* What you have to do
Write out the listing below exactly, and omit any images you find in it.
## Begin Data excerpt
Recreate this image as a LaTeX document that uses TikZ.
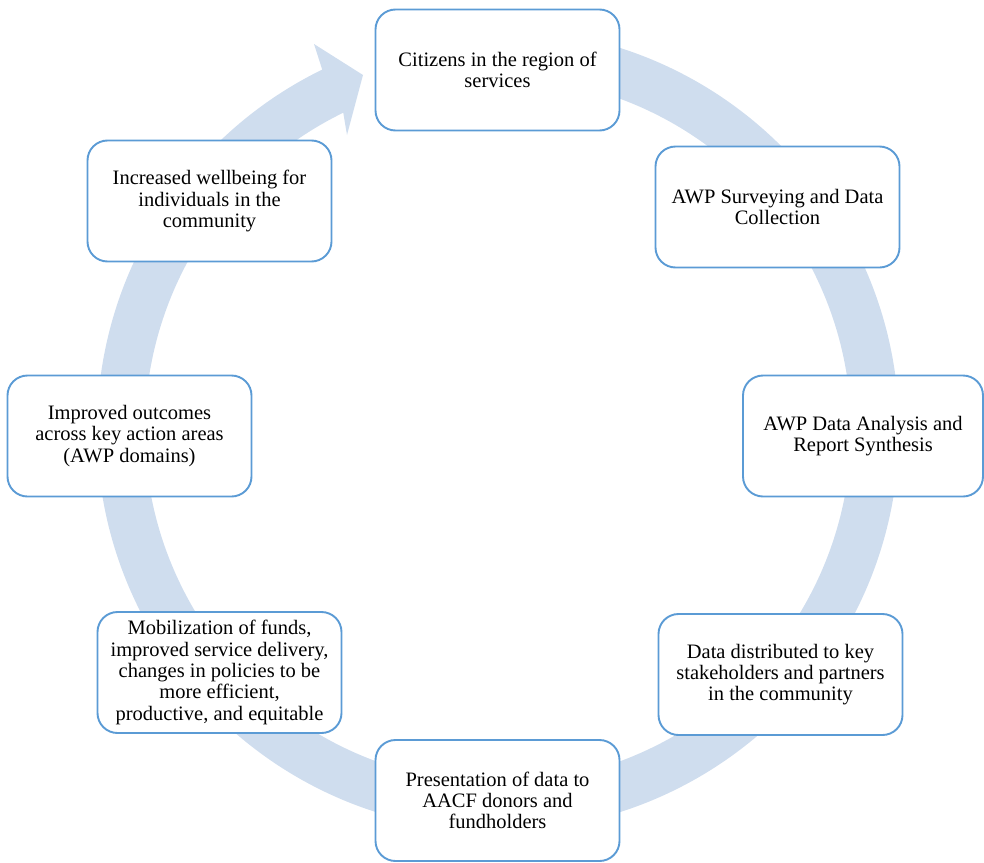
\documentclass[tikz,border=0pt]{standalone}
\usepackage{fontspec}
\setmainfont{Liberation Serif}
\usetikzlibrary{calc}
\definecolor{ringblue}{RGB}{207,221,238}
\definecolor{boxblue}{RGB}{91,155,213}
\tikzset{
  stagebox/.style={draw=boxblue, line width=1.9pt, fill=white, rounded corners=20pt,
    minimum width=244pt, minimum height=121pt, align=center, inner sep=4pt,
    font=\rmfamily\fontsize{20.5}{21.3}\selectfont, text=black},
}
\begin{document}
\begin{tikzpicture}[x=1pt,y=1pt]
\useasboundingbox (0,0) rectangle (984,-862);
\coordinate (C) at (498,-430);
\coordinate (hA) at (314,-44);
\coordinate (hT) at (363,-75);
\coordinate (hB) at (347,-135);
% cycle ring with arrow head
\fill[ringblue] ($(C)+(88:401pt)$) arc[start angle=88, end angle=-244, radius=401pt]
  -- (hA) -- (hT) -- (hB) -- ($(C)+(-244:353pt)$)
  arc[start angle=-244, end angle=88, radius=353pt] -- cycle;
% stages
\node[stagebox] (s1) at (497.5,-70) {Citizens in the region of\\services};
\node[stagebox] (s2) at (777.5,-207) {AWP Surveying and Data\\Collection};
\node[stagebox, minimum width=240pt] (s3) at (863,-436) {AWP Data Analysis and\\Report Synthesis};
\node[stagebox] (s4) at (780.5,-674.5) {Data distributed to key\\stakeholders and partners\\in the community};
\node[stagebox] (s5) at (497.5,-800.5) {Presentation of data to\\AACF donors and\\fundholders};
\node[stagebox] (s6) at (219.5,-672.5) {Mobilization of funds,\\improved service delivery,\\changes in policies to be\\more efficient,\\productive, and equitable};
\node[stagebox] (s7) at (129.5,-436) {Improved outcomes\\across key action areas\\(AWP domains)};
\node[stagebox] (s8) at (209.5,-201) {Increased wellbeing for\\individuals in the\\community};
\end{tikzpicture}
\end{document}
## End Data excerpt
* Task answer
Recreate this image as a LaTeX document that uses TikZ.
\documentclass[tikz,border=0pt]{standalone}
\usepackage{fontspec}
\setmainfont{Liberation Serif}
\usetikzlibrary{calc}
\definecolor{ringblue}{RGB}{207,221,238}
\definecolor{boxblue}{RGB}{91,155,213}
\tikzset{
  stagebox/.style={draw=boxblue, line width=1.9pt, fill=white, rounded corners=20pt,
    minimum width=244pt, minimum height=121pt, align=center, inner sep=4pt,
    font=\rmfamily\fontsize{20.5}{21.3}\selectfont, text=black},
}
\begin{document}
\begin{tikzpicture}[x=1pt,y=1pt]
\useasboundingbox (0,0) rectangle (984,-862);
\coordinate (C) at (498,-430);
\coordinate (hA) at (314,-44);
\coordinate (hT) at (363,-75);
\coordinate (hB) at (347,-135);
% cycle ring with arrow head
\fill[ringblue] ($(C)+(88:401pt)$) arc[start angle=88, end angle=-244, radius=401pt]
  -- (hA) -- (hT) -- (hB) -- ($(C)+(-244:353pt)$)
  arc[start angle=-244, end angle=88, radius=353pt] -- cycle;
% stages
\node[stagebox] (s1) at (497.5,-70) {Citizens in the region of\\services};
\node[stagebox] (s2) at (777.5,-207) {AWP Surveying and Data\\Collection};
\node[stagebox, minimum width=240pt] (s3) at (863,-436) {AWP Data Analysis and\\Report Synthesis};
\node[stagebox] (s4) at (780.5,-674.5) {Data distributed to key\\stakeholders and partners\\in the community};
\node[stagebox] (s5) at (497.5,-800.5) {Presentation of data to\\AACF donors and\\fundholders};
\node[stagebox] (s6) at (219.5,-672.5) {Mobilization of funds,\\improved service delivery,\\changes in policies to be\\more efficient,\\productive, and equitable};
\node[stagebox] (s7) at (129.5,-436) {Improved outcomes\\across key action areas\\(AWP domains)};
\node[stagebox] (s8) at (209.5,-201) {Increased wellbeing for\\individuals in the\\community};
\end{tikzpicture}
\end{document}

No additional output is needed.